Not only does the structure of women’s professional soccer not have to attempt to support such a massive workforce, it might not even need to please the same fan base. You know, the one that has certain expectations for how professional soccer is supposed to work.

“Is the audience the fans of the men’s sport that we drag over? Or is it a brand new audience?” Chaudhuri said. “In women’s football, I think there’s probably a bigger opportunity with fans that aren’t currently fans of men’s football. Being beholden or having this ingrained cultural sense of what is right and what should be done in football — that’s probably less the case for the fan of the women’s game if they’ve not grown up on it in the same way.”

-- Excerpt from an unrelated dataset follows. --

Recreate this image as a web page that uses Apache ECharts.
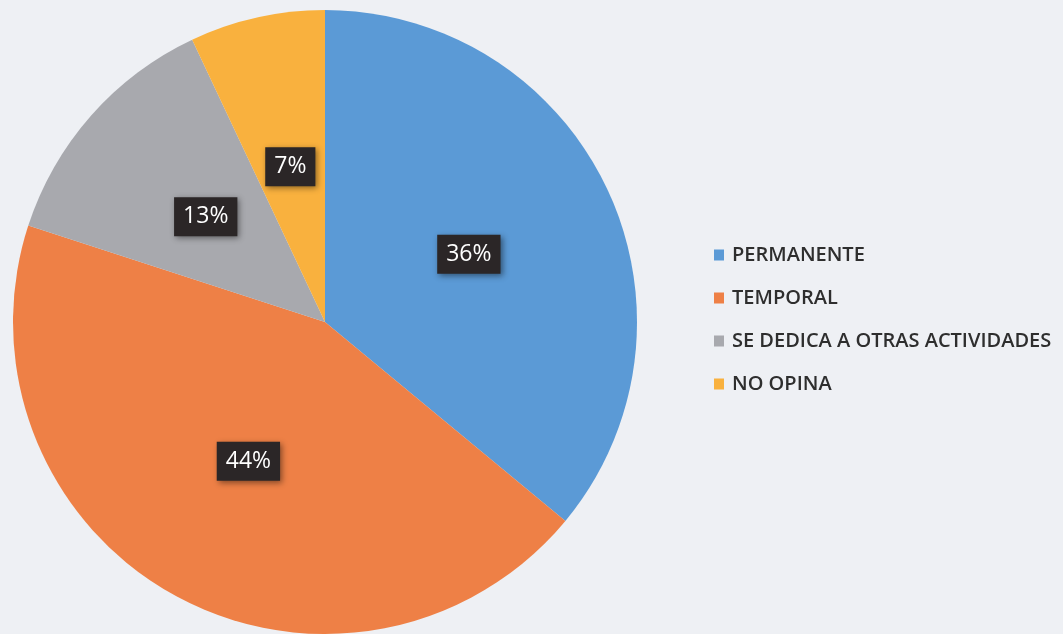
<!DOCTYPE html>
<html>
<head>
<meta charset="utf-8">
<script src="https://cdn.jsdelivr.net/npm/echarts@6/dist/echarts.min.js"></script>
<style>
html,body{margin:0;padding:0;background:#eef0f4;}
#chart{width:1063px;height:634px;}
</style>
</head>
<body>
<div id="chart"></div>
<script>
var categories = ['PERMANENTE', 'TEMPORAL', 'SE DEDICA A OTRAS ACTIVIDADES', 'NO OPINA'];
var values = [36, 44, 13, 7];
var colors = ['#5b9ad6', '#ee8046', '#a8a9ae', '#f9b13e'];

var chart = echarts.init(document.getElementById('chart'));
chart.setOption({
  backgroundColor: '#eef0f4',
  animation: false,
  color: colors,
  legend: {
    orient: 'vertical',
    left: 714,
    top: 245,
    padding: 0,
    icon: 'rect',
    itemWidth: 10,
    itemHeight: 11,
    itemGap: 23,
    data: categories,
    textStyle: {
      fontFamily: 'Open Sans',
      fontSize: 20,
      fontWeight: 600,
      lineHeight: 20,
      color: '#2e2e2e',
      padding: [0, 0, 0, 3]
    }
  },
  series: [{
    type: 'pie',
    center: [325, 322],
    radius: 312,
    startAngle: 90,
    clockwise: true,
    data: categories.map(function (c, i) { return { name: c, value: values[i] }; }),
    label: {
      show: true,
      position: 'inside',
      formatter: '{c}%',
      fontFamily: 'Open Sans',
      fontSize: 23,
      color: '#ffffff',
      backgroundColor: '#2b2627',
      padding: [9, 9, 7, 9],
      shadowColor: 'rgba(0,0,0,0.45)',
      shadowBlur: 6,
      shadowOffsetX: 2,
      shadowOffsetY: 2
    },
    labelLine: { show: false },
    itemStyle: { borderWidth: 0 },
    emphasis: { disabled: true }
  }]
});
</script>
</body>
</html>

Do you need promotion and relegation? Can revenues be shared? Would a salary cap work? Might playoffs be exciting? Can the European leagues and the NWSL have some kind of legitimized cross-continental tournament? Can you experiment with rule changes? Do you need the same broken system of VAR? Must the transfer market continue to exist? Could you have trades?

The women’s game offers the promise of maintaining the fundamentals of the sport we all love but creating a structure that’s totally new. For the men, though, the answers to all of those questions will remain disappointing.

“You can explore different models, but all of them are going to have pretty major trade-offs,” Chaudhuri said. “As unhappy as a lot of people are with how football is set up today, it’s almost the best trade-off of all the different options that are on the table.”